To the extent Plaintiff argues that the ALJ erred in her consideration of Dr. Angulo's opinion by ignoring "discrepancies, " Plaintiff does not identify any discrepancies. Plaintiff cites Holohan v. Massanari, 246 F.3d 1195, 1205 (9th Cir. 2001), for the proposition that a physician's statements "must be read in the context of the overall diagnostic picture he draws, " but does not explain how the ALJ failed to read Dr. Angulo's report in context. The Holohan court concluded that the ALJ there had erred because he was "selective in his reliance on [the physician]'s treatment notes, exaggerates in his description of their contents, and misattributes statements to [the physician]." 246 F.3d at 1205. Plaintiff has not identified the presence of any similar circumstances here.

Dr. Angulo concluded that "[t]here are no indications that psychological factors are impeding [Plaintiff's] abilities to carry out activities of daily living affecting her cognitive capacities, " and that "[f]rom a psychological point of view, no impediments are observed or detected at this point[.]" A.R. 319. The ALJ used this as a basis for her conclusion that Plaintiff's depression was non-severe. A.R. 38. Plaintiff does not identify any portion of Dr. Angulo's report that the ALJ failed to consider, other than to highlight what Plaintiff told Dr. Angulo during the examination. Doc. 13 at 9. Plaintiff notes that she described "considerable anxiety" and "constant fatigue" to Dr. Angulo. Id. But Dr. Angulo clearly considered Plaintiff's complaints in reaching his conclusion because he documented them in his report. A.R. 315-16. Thus, the Court cannot conclude that the ALJ took Dr. Angulo's conclusion that Plaintiff's abilities were not impeded by psychological factors out of context. The ALJ did not err in her consideration of Dr. Angulo's report.

Plaintiff also argues that she "objected at the hearing to the ALJ assigning any weight to Dr. Angulo's opinions, because he had not been provided any significant historical medical records and because [Plaintiff] described, during the evaluation, several manifestations likely to interfere at least episodically with the ability to work.'" Doc. 13 at 8. Plaintiff's disagreement with the report of an examining physician is not a basis for reversal of the ALJ's decision, absent a showing that the ALJ erred in her consideration of the report. Plaintiff has made no such showing.

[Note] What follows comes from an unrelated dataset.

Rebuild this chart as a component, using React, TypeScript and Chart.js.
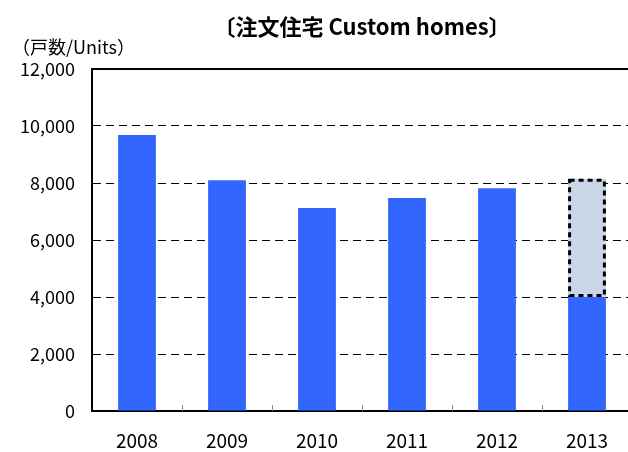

C. Residual Functional Capacity.

In her brief, Plaintiff "acknowledges that if this Court finds no material fact nor legal error with the ALJ's adverse credibility finding, then it likely must, as a matter of law, except (sic) that the RFC determination is similarly devoid of material fact or legal error." Doc. 13 at 12. Because the Court has concluded that the ALJ did not err in her evaluation of Plaintiff's credibility, it concludes that the ALJ did not err in her RFC determination.

D. Vocational Expert.

Plaintiff argues that the ALJ's decision "did not rely on, and did not even mention, the vocational testimony, and particularly the part that substantiates [Plaintiff]'s claim she was, and remained, unable to perform [substantial gainful employment]." Doc. 13 at 13. She further argues that the vocational expert's testimony "establishes that, if Plaintiff's description of medical conditions that preclude her from working on a regular, sustained, and reliable schedule is deemed credible and a necessary aspect of the RFC determination, [Plaintiff] was unable to perform [substantial gainful employment]." Id. As noted above, however, the ALJ provided specific, clear, and convincing reasons for discounting Plaintiff's credibility. Accordingly, the Court cannot conclude that the ALJ committed any error in her consideration of the vocational expert's testimony.

IT IS ORDERED:

1. The Commissioner's decision is affirmed.
2. The Clerk is directed to enter judgment and terminate this action.